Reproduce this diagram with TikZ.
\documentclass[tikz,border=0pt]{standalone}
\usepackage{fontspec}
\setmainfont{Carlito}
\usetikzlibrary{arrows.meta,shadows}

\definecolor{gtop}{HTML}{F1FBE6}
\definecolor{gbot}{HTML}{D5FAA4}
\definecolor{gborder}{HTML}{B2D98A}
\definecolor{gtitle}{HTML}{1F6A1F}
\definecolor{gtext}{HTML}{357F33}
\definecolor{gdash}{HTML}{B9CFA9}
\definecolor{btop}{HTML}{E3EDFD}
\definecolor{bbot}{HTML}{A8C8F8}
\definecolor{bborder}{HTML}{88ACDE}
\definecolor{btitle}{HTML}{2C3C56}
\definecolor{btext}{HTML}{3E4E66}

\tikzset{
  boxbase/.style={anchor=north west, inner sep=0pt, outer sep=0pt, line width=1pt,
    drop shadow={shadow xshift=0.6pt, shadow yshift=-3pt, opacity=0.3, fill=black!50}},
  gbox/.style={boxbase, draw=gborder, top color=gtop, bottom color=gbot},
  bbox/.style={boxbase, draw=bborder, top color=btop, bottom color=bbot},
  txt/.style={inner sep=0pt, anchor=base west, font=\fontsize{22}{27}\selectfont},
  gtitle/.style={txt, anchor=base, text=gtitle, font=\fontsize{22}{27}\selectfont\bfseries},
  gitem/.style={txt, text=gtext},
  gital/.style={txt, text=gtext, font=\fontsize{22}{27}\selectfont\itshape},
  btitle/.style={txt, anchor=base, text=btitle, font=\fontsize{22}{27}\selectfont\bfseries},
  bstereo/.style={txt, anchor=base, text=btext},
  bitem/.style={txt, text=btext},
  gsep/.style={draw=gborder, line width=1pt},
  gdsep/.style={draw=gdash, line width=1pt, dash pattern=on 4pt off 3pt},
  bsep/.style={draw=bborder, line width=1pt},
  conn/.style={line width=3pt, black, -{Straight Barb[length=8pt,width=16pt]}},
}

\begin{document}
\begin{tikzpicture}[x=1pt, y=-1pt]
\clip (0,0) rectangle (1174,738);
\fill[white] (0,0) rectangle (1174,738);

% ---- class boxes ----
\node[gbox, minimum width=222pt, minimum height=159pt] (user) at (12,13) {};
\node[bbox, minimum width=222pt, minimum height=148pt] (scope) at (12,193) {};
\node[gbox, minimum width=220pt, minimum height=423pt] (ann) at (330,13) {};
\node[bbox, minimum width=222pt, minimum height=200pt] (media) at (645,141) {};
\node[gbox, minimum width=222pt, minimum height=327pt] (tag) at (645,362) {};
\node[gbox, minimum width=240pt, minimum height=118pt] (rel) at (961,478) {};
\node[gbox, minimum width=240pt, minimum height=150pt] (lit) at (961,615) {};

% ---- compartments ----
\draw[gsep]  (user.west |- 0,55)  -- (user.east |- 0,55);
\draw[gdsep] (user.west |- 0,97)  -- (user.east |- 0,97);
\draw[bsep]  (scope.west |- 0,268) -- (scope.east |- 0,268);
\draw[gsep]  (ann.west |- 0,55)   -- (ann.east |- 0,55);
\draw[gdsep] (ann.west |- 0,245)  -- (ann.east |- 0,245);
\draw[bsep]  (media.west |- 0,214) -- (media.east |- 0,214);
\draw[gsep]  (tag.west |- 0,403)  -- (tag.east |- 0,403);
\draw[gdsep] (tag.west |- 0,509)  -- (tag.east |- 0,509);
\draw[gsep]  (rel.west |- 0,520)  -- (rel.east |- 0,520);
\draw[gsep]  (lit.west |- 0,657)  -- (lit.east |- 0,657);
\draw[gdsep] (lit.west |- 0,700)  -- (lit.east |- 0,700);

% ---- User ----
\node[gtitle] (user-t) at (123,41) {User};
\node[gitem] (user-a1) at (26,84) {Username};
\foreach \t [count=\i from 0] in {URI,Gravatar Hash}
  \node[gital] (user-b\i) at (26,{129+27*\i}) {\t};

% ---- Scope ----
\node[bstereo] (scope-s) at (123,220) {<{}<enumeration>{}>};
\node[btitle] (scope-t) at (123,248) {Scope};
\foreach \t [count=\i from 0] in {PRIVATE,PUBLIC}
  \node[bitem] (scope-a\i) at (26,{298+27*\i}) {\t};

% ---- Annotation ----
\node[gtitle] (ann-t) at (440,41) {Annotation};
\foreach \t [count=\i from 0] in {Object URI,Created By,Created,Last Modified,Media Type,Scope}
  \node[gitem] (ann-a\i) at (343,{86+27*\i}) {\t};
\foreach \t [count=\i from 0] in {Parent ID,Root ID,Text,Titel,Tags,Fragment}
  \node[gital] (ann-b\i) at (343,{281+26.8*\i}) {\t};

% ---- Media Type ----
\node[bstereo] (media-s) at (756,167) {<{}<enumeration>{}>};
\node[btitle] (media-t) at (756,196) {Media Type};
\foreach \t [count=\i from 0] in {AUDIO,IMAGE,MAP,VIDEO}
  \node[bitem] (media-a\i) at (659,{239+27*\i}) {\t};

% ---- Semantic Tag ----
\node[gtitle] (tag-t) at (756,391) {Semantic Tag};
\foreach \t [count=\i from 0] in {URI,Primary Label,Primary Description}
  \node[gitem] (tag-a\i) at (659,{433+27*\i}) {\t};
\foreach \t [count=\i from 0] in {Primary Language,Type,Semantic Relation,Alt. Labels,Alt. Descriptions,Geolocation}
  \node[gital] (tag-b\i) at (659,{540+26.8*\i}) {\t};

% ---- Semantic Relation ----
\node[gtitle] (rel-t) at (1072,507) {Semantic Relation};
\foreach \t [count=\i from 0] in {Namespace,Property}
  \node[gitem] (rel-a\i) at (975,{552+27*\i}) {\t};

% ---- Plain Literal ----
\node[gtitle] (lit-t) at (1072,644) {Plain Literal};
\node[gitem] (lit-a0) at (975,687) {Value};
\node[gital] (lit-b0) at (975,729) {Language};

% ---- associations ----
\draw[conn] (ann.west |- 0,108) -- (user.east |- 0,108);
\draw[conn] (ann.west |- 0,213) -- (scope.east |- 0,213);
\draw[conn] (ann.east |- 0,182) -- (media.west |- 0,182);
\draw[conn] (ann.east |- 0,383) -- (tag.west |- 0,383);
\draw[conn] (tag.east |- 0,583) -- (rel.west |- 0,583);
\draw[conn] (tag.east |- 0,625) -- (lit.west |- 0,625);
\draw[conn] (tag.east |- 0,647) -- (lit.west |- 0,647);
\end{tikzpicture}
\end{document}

What needs to be done >>
Would you copy out each line exactly as written?

Result for this exercise >>
Reproduce this diagram with TikZ.
\documentclass[tikz,border=0pt]{standalone}
\usepackage{fontspec}
\setmainfont{Carlito}
\usetikzlibrary{arrows.meta,shadows}

\definecolor{gtop}{HTML}{F1FBE6}
\definecolor{gbot}{HTML}{D5FAA4}
\definecolor{gborder}{HTML}{B2D98A}
\definecolor{gtitle}{HTML}{1F6A1F}
\definecolor{gtext}{HTML}{357F33}
\definecolor{gdash}{HTML}{B9CFA9}
\definecolor{btop}{HTML}{E3EDFD}
\definecolor{bbot}{HTML}{A8C8F8}
\definecolor{bborder}{HTML}{88ACDE}
\definecolor{btitle}{HTML}{2C3C56}
\definecolor{btext}{HTML}{3E4E66}

\tikzset{
  boxbase/.style={anchor=north west, inner sep=0pt, outer sep=0pt, line width=1pt,
    drop shadow={shadow xshift=0.6pt, shadow yshift=-3pt, opacity=0.3, fill=black!50}},
  gbox/.style={boxbase, draw=gborder, top color=gtop, bottom color=gbot},
  bbox/.style={boxbase, draw=bborder, top color=btop, bottom color=bbot},
  txt/.style={inner sep=0pt, anchor=base west, font=\fontsize{22}{27}\selectfont},
  gtitle/.style={txt, anchor=base, text=gtitle, font=\fontsize{22}{27}\selectfont\bfseries},
  gitem/.style={txt, text=gtext},
  gital/.style={txt, text=gtext, font=\fontsize{22}{27}\selectfont\itshape},
  btitle/.style={txt, anchor=base, text=btitle, font=\fontsize{22}{27}\selectfont\bfseries},
  bstereo/.style={txt, anchor=base, text=btext},
  bitem/.style={txt, text=btext},
  gsep/.style={draw=gborder, line width=1pt},
  gdsep/.style={draw=gdash, line width=1pt, dash pattern=on 4pt off 3pt},
  bsep/.style={draw=bborder, line width=1pt},
  conn/.style={line width=3pt, black, -{Straight Barb[length=8pt,width=16pt]}},
}

\begin{document}
\begin{tikzpicture}[x=1pt, y=-1pt]
\clip (0,0) rectangle (1174,738);
\fill[white] (0,0) rectangle (1174,738);

% ---- class boxes ----
\node[gbox, minimum width=222pt, minimum height=159pt] (user) at (12,13) {};
\node[bbox, minimum width=222pt, minimum height=148pt] (scope) at (12,193) {};
\node[gbox, minimum width=220pt, minimum height=423pt] (ann) at (330,13) {};
\node[bbox, minimum width=222pt, minimum height=200pt] (media) at (645,141) {};
\node[gbox, minimum width=222pt, minimum height=327pt] (tag) at (645,362) {};
\node[gbox, minimum width=240pt, minimum height=118pt] (rel) at (961,478) {};
\node[gbox, minimum width=240pt, minimum height=150pt] (lit) at (961,615) {};

% ---- compartments ----
\draw[gsep]  (user.west |- 0,55)  -- (user.east |- 0,55);
\draw[gdsep] (user.west |- 0,97)  -- (user.east |- 0,97);
\draw[bsep]  (scope.west |- 0,268) -- (scope.east |- 0,268);
\draw[gsep]  (ann.west |- 0,55)   -- (ann.east |- 0,55);
\draw[gdsep] (ann.west |- 0,245)  -- (ann.east |- 0,245);
\draw[bsep]  (media.west |- 0,214) -- (media.east |- 0,214);
\draw[gsep]  (tag.west |- 0,403)  -- (tag.east |- 0,403);
\draw[gdsep] (tag.west |- 0,509)  -- (tag.east |- 0,509);
\draw[gsep]  (rel.west |- 0,520)  -- (rel.east |- 0,520);
\draw[gsep]  (lit.west |- 0,657)  -- (lit.east |- 0,657);
\draw[gdsep] (lit.west |- 0,700)  -- (lit.east |- 0,700);

% ---- User ----
\node[gtitle] (user-t) at (123,41) {User};
\node[gitem] (user-a1) at (26,84) {Username};
\foreach \t [count=\i from 0] in {URI,Gravatar Hash}
  \node[gital] (user-b\i) at (26,{129+27*\i}) {\t};

% ---- Scope ----
\node[bstereo] (scope-s) at (123,220) {<{}<enumeration>{}>};
\node[btitle] (scope-t) at (123,248) {Scope};
\foreach \t [count=\i from 0] in {PRIVATE,PUBLIC}
  \node[bitem] (scope-a\i) at (26,{298+27*\i}) {\t};

% ---- Annotation ----
\node[gtitle] (ann-t) at (440,41) {Annotation};
\foreach \t [count=\i from 0] in {Object URI,Created By,Created,Last Modified,Media Type,Scope}
  \node[gitem] (ann-a\i) at (343,{86+27*\i}) {\t};
\foreach \t [count=\i from 0] in {Parent ID,Root ID,Text,Titel,Tags,Fragment}
  \node[gital] (ann-b\i) at (343,{281+26.8*\i}) {\t};

% ---- Media Type ----
\node[bstereo] (media-s) at (756,167) {<{}<enumeration>{}>};
\node[btitle] (media-t) at (756,196) {Media Type};
\foreach \t [count=\i from 0] in {AUDIO,IMAGE,MAP,VIDEO}
  \node[bitem] (media-a\i) at (659,{239+27*\i}) {\t};

% ---- Semantic Tag ----
\node[gtitle] (tag-t) at (756,391) {Semantic Tag};
\foreach \t [count=\i from 0] in {URI,Primary Label,Primary Description}
  \node[gitem] (tag-a\i) at (659,{433+27*\i}) {\t};
\foreach \t [count=\i from 0] in {Primary Language,Type,Semantic Relation,Alt. Labels,Alt. Descriptions,Geolocation}
  \node[gital] (tag-b\i) at (659,{540+26.8*\i}) {\t};

% ---- Semantic Relation ----
\node[gtitle] (rel-t) at (1072,507) {Semantic Relation};
\foreach \t [count=\i from 0] in {Namespace,Property}
  \node[gitem] (rel-a\i) at (975,{552+27*\i}) {\t};

% ---- Plain Literal ----
\node[gtitle] (lit-t) at (1072,644) {Plain Literal};
\node[gitem] (lit-a0) at (975,687) {Value};
\node[gital] (lit-b0) at (975,729) {Language};

% ---- associations ----
\draw[conn] (ann.west |- 0,108) -- (user.east |- 0,108);
\draw[conn] (ann.west |- 0,213) -- (scope.east |- 0,213);
\draw[conn] (ann.east |- 0,182) -- (media.west |- 0,182);
\draw[conn] (ann.east |- 0,383) -- (tag.west |- 0,383);
\draw[conn] (tag.east |- 0,583) -- (rel.west |- 0,583);
\draw[conn] (tag.east |- 0,625) -- (lit.west |- 0,625);
\draw[conn] (tag.east |- 0,647) -- (lit.west |- 0,647);
\end{tikzpicture}
\end{document}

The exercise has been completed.